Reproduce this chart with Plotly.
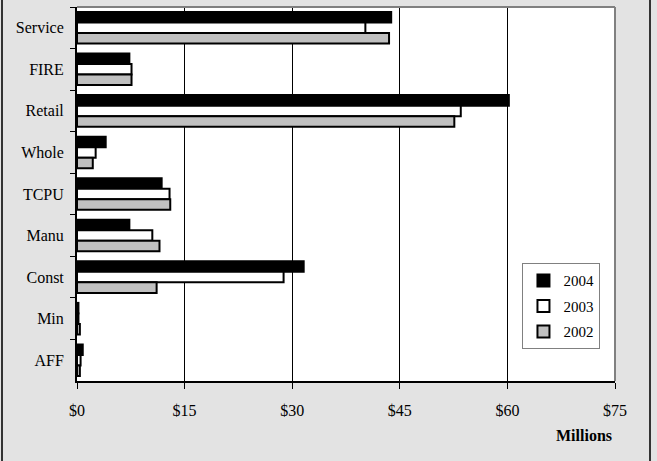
import plotly.graph_objects as go

categories = ["Service", "FIRE", "Retail", "Whole", "TCPU", "Manu", "Const", "Min", "AFF"]
v2004 = [43.8, 7.3, 60.2, 4.0, 11.8, 7.3, 31.6, 0.2, 0.8]
v2003 = [40.2, 7.6, 53.5, 2.6, 12.9, 10.5, 28.8, 0.2, 0.5]
v2002 = [43.5, 7.6, 52.6, 2.2, 13.0, 11.5, 11.1, 0.4, 0.4]
x_ticks = [0, 15, 30, 45, 60, 75]
x_tick_labels = ["&#36;" + str(v) for v in x_ticks]

FONT = "Liberation Serif, Times New Roman, serif"

fig = go.Figure()
for name, vals, col in [("2004", v2004, "#000000"),
                        ("2003", v2003, "#ffffff"),
                        ("2002", v2002, "#c0c0c0")]:
    fig.add_trace(go.Bar(
        y=categories, x=vals, name=name, orientation="h",
        legendgroup=name,
        marker=dict(color=col, line=dict(color="#000000", width=2)),
    ))

fig.update_layout(
    width=657, height=461,
    margin=dict(l=77, r=42, t=7, b=80),
    paper_bgcolor="#e3e3e3",
    plot_bgcolor="#ffffff",
    barmode="group",
    bargap=0.24,
    bargroupgap=0,
    font=dict(family=FONT, size=16, color="#000000"),
    showlegend=True,
    legend=dict(
        x=0.828, y=0.315, xanchor="left", yanchor="top",
        bgcolor="#ffffff", bordercolor="#808080", borderwidth=1,
        font=dict(family=FONT, size=15),
        tracegroupgap=3,
        itemwidth=30,
    ),
    xaxis=dict(
        range=[0, 75], tickvals=x_ticks, ticktext=x_tick_labels,
        showgrid=True, gridcolor="#000000", gridwidth=1,
        showline=True, linecolor="#000000", linewidth=2,
        ticks="outside", ticklen=6, tickcolor="#000000", tickwidth=1,
        zeroline=False, ticklabelstandoff=8,
        tickfont=dict(size=16),
    ),
    yaxis=dict(
        autorange="reversed", type="category",
        showline=True, linecolor="#000000", linewidth=2,
        ticks="outside", ticklen=5, tickcolor="#000000", tickwidth=1,
        tickson="boundaries", showgrid=False,
        ticklabelstandoff=8,
        tickfont=dict(size=16),
    ),
    shapes=[
        dict(type="line", xref="paper", yref="paper", x0=0, x1=1, y0=1, y1=1,
             line=dict(color="#808080", width=2)),
        dict(type="line", xref="paper", yref="paper", x0=1, x1=1, y0=0, y1=1,
             line=dict(color="#808080", width=2)),
        dict(type="line", xref="paper", yref="paper",
             x0=(2 - 77) / 538, x1=(2 - 77) / 538, y0=-0.3, y1=1.1,
             line=dict(color="#333333", width=2)),
        dict(type="line", xref="paper", yref="paper",
             x0=(650 - 77) / 538, x1=(650 - 77) / 538, y0=-0.3, y1=1.1,
             line=dict(color="#333333", width=2)),
    ],
    annotations=[
        dict(text="<b>Millions</b>", xref="paper", yref="paper",
             x=(584 - 77) / 538, y=(381 - 436) / 374,
             showarrow=False, xanchor="center", yanchor="middle",
             font=dict(family=FONT, size=16)),
    ],
)

fig.write_html(
    "out.html",
    config={"displayModeBar": False},
    post_script="document.body.style.margin='0';document.body.style.overflow='hidden';",
)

*To do*:
Make an exact copy of the lines from the top of the material through the line with "Serif, Times New", pictures excluded.

*Answer for the task*:
Reproduce this chart with Plotly.
import plotly.graph_objects as go

categories = ["Service", "FIRE", "Retail", "Whole", "TCPU", "Manu", "Const", "Min", "AFF"]
v2004 = [43.8, 7.3, 60.2, 4.0, 11.8, 7.3, 31.6, 0.2, 0.8]
v2003 = [40.2, 7.6, 53.5, 2.6, 12.9, 10.5, 28.8, 0.2, 0.5]
v2002 = [43.5, 7.6, 52.6, 2.2, 13.0, 11.5, 11.1, 0.4, 0.4]
x_ticks = [0, 15, 30, 45, 60, 75]
x_tick_labels = ["&#36;" + str(v) for v in x_ticks]

FONT = "Liberation Serif, Times New Roman, serif"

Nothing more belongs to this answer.